The story also moves down the block to the brightly lit parking lot of El Gran Burrito where the two main characters share a meal, while the camera tracks past the exterior of Hamburger Mary’s, a legendary neighborhood fixture. So, ditch the generic movie-star bus tours and wander these exact blocks to experience the authentic, multicultural, and fiercely creative pulse of LA's most legendary LGBTQ+ enclave.
Royal drama and queer intrigue in The Favourite
Palaces, power struggles, and razor-sharp dialogue by the three leading ladies make Yorgos Lanthimos’ The Favourite unforgettable, but the locations are just as compelling. Shot across some of England's grandest historic estates — most notably Hatfield House in Hertfordshire and Hampton Court Palace in Greater London — the film opens a window into both British history and royal scandal.
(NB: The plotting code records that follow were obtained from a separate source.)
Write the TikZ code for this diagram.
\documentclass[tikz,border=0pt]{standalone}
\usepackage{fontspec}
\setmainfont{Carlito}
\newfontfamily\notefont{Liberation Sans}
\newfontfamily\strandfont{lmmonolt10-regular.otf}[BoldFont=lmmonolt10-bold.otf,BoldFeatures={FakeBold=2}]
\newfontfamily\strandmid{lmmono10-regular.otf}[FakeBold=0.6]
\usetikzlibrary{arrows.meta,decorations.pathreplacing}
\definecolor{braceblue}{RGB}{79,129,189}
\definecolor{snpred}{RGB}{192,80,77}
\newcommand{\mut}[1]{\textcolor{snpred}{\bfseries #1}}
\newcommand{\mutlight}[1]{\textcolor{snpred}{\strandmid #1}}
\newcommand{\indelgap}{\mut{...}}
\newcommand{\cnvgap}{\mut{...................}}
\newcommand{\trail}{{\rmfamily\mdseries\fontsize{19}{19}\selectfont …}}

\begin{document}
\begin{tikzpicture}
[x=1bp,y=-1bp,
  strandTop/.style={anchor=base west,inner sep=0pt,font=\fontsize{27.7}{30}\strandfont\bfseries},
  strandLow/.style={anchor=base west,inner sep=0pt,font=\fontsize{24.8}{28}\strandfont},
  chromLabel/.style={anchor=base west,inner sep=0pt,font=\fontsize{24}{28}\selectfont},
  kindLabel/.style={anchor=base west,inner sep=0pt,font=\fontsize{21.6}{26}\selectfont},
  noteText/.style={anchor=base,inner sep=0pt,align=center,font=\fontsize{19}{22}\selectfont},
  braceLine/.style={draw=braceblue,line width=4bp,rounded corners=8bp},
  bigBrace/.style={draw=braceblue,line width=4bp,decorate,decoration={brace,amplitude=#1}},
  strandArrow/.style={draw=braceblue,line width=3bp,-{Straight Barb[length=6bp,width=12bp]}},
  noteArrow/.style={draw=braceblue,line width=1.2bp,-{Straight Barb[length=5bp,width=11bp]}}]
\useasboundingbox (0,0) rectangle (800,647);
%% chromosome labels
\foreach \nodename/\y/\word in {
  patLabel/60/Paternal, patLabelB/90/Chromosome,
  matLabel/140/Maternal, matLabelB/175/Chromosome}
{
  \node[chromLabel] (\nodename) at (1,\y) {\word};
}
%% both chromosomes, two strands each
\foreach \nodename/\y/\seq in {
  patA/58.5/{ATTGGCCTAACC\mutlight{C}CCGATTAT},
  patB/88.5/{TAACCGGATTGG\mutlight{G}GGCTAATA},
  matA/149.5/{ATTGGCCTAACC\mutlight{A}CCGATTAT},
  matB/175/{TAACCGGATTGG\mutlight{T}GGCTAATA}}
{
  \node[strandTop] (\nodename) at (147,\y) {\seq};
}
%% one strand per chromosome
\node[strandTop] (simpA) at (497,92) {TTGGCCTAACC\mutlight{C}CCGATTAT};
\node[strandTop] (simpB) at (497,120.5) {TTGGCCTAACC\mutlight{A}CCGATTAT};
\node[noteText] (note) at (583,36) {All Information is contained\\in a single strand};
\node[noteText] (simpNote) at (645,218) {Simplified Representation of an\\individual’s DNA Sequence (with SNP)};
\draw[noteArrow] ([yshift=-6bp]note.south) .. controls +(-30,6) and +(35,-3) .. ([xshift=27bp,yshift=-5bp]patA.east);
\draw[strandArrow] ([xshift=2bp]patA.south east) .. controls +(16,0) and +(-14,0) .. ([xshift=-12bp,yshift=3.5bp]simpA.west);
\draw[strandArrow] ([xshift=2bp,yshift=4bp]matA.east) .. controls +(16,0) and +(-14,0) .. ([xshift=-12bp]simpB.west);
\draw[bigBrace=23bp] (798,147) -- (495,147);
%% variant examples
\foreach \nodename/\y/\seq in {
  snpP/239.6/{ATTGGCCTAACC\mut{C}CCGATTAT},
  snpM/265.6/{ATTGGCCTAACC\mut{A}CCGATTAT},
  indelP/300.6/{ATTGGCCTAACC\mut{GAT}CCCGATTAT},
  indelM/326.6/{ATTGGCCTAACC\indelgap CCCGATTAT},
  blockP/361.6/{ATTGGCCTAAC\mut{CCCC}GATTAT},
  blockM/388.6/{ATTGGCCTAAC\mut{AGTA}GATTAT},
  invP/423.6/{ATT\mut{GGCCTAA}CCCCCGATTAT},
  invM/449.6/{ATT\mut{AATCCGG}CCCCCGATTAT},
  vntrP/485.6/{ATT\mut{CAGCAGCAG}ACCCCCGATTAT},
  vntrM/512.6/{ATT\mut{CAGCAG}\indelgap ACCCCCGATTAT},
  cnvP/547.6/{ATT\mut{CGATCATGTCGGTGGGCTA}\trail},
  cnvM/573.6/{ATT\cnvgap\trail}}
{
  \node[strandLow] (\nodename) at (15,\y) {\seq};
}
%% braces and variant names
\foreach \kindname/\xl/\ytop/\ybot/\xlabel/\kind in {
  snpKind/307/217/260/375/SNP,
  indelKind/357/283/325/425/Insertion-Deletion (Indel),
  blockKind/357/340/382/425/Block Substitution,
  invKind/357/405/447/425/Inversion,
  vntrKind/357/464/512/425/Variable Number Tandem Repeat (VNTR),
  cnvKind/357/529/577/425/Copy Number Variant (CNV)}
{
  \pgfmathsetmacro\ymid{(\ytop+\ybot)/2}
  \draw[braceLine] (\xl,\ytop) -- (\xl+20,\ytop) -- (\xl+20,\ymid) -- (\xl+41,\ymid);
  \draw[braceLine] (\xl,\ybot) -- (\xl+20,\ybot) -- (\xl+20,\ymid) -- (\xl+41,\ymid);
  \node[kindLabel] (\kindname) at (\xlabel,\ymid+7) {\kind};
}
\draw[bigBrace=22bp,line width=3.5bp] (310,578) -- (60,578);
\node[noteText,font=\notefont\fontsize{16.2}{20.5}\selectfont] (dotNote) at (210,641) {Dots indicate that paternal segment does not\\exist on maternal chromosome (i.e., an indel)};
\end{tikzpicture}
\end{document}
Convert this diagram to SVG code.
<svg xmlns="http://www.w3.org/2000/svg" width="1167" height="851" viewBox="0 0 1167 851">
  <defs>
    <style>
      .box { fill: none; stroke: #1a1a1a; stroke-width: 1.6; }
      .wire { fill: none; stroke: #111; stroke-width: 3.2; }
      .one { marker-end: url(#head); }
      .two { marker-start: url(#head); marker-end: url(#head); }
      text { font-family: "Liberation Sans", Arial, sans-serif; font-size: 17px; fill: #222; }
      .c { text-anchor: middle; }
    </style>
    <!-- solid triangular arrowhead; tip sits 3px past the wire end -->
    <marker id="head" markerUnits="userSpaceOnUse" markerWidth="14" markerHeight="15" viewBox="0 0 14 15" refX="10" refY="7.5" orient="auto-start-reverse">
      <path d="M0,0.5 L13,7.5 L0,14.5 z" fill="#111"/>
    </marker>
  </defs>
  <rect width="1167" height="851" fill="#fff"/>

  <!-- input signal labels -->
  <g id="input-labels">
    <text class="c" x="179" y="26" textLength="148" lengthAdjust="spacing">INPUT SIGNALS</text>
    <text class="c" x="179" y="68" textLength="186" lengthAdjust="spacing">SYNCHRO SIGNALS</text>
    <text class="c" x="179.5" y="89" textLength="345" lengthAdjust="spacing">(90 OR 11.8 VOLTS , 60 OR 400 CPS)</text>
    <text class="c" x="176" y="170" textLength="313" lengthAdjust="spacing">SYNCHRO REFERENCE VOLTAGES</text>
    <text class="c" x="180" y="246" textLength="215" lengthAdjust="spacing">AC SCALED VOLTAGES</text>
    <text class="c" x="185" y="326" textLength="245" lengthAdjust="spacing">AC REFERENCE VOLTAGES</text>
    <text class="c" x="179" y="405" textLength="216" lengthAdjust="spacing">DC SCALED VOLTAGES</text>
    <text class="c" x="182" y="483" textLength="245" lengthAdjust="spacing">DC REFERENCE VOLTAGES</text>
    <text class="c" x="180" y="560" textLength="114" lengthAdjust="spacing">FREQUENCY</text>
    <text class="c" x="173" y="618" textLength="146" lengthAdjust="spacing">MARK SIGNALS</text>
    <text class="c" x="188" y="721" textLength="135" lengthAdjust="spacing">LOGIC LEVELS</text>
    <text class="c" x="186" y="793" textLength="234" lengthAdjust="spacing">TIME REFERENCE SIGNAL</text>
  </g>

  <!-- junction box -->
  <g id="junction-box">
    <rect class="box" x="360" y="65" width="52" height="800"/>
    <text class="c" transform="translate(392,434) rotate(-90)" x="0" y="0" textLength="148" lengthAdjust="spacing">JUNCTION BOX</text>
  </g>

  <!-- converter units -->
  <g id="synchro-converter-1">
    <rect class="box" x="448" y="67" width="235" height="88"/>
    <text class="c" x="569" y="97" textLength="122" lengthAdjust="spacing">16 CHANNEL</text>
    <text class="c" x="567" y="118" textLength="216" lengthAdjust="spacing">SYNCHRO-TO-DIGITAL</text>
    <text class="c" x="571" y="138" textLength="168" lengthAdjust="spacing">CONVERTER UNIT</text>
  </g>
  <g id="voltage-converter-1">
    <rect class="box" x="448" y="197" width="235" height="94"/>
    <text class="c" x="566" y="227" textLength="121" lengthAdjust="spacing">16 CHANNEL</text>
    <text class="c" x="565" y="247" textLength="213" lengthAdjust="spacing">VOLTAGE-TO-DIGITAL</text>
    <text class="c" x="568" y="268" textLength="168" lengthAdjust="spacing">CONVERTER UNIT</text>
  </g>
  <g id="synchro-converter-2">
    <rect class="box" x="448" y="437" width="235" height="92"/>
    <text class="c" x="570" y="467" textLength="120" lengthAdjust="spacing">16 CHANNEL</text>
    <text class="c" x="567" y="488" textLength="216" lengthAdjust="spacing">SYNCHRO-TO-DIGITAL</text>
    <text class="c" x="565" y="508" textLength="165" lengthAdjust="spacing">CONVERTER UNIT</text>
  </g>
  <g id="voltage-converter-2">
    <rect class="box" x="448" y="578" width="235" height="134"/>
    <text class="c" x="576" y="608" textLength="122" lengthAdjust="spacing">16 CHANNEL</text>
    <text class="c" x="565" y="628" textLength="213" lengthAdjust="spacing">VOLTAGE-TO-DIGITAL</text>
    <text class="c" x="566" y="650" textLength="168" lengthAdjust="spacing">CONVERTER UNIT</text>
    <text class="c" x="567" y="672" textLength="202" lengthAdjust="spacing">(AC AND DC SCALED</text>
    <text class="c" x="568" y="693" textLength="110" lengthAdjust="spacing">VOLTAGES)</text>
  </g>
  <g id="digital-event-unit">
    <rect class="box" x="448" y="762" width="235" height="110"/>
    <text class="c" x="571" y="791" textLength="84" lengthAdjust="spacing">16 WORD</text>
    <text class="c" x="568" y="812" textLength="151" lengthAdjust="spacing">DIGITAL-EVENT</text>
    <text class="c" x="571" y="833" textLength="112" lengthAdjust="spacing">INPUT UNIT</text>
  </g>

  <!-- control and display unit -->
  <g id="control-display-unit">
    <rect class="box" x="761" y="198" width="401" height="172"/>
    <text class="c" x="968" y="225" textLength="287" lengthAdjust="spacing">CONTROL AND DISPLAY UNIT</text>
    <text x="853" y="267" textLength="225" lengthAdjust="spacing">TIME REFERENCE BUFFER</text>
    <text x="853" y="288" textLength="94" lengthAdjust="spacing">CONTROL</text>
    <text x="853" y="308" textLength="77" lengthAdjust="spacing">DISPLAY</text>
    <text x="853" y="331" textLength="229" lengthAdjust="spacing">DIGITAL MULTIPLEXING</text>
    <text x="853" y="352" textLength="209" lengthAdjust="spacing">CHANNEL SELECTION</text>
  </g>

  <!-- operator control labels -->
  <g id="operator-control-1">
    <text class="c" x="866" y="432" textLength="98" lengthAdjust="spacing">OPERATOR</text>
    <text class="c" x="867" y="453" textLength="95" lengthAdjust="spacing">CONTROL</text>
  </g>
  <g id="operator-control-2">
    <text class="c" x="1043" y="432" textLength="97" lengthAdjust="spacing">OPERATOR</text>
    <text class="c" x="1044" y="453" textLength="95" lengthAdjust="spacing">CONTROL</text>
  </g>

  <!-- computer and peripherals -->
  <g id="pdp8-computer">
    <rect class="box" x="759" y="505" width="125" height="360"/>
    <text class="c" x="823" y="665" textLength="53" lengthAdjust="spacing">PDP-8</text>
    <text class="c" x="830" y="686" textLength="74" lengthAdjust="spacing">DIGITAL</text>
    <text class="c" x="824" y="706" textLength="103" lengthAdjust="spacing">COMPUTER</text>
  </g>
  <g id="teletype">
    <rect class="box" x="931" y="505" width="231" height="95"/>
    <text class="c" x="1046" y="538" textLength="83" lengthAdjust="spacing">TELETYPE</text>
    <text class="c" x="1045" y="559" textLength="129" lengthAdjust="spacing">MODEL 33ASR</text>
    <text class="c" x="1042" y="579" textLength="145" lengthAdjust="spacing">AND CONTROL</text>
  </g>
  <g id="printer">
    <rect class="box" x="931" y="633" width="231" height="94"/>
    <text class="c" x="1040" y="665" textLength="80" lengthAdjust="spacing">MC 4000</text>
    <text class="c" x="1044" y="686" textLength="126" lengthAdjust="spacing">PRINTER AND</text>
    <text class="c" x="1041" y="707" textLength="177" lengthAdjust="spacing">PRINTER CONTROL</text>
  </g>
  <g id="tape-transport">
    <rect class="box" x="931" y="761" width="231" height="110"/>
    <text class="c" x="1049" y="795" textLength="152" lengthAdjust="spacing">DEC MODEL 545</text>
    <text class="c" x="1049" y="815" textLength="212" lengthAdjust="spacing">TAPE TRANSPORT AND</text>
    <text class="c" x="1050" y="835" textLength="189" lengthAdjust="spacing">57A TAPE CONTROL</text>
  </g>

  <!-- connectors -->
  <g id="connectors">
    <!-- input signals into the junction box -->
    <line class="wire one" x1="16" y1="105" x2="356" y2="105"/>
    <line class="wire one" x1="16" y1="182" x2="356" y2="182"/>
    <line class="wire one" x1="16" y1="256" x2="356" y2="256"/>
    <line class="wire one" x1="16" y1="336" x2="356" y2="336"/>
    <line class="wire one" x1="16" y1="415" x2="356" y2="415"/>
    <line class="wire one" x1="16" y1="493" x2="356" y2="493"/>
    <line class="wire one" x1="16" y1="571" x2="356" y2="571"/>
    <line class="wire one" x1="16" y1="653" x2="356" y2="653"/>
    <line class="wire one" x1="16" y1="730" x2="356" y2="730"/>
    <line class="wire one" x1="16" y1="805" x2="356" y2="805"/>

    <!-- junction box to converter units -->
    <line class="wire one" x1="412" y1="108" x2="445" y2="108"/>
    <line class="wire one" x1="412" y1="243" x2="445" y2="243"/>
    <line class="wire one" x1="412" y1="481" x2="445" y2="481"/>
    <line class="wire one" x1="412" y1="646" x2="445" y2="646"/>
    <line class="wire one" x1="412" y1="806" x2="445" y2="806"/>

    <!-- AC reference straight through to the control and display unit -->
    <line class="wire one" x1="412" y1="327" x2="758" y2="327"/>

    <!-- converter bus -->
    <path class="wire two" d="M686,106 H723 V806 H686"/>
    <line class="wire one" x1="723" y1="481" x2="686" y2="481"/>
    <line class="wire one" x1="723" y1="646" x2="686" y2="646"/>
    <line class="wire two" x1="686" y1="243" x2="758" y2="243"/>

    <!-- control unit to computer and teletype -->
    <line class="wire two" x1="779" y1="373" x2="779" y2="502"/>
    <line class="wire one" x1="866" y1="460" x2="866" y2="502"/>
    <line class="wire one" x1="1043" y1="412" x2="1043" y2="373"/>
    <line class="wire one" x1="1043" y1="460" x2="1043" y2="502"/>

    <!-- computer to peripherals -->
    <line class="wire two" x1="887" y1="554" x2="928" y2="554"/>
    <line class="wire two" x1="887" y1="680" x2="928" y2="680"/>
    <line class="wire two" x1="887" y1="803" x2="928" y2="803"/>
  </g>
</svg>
The opulent interiors, sweeping tapestries, secret wood-panelled corridors, and sprawling, landscape gardens where Rachel Weisz shoots a gun at Emma Stone offer a direct glimpse into a world shaped by politics, intense rivalries, and secret love affairs. Today, both of these magnificent estates welcome visitors, making it possible to step directly back into the late 17th and early 18th centuries and stroll through the grand halls long after the credits roll.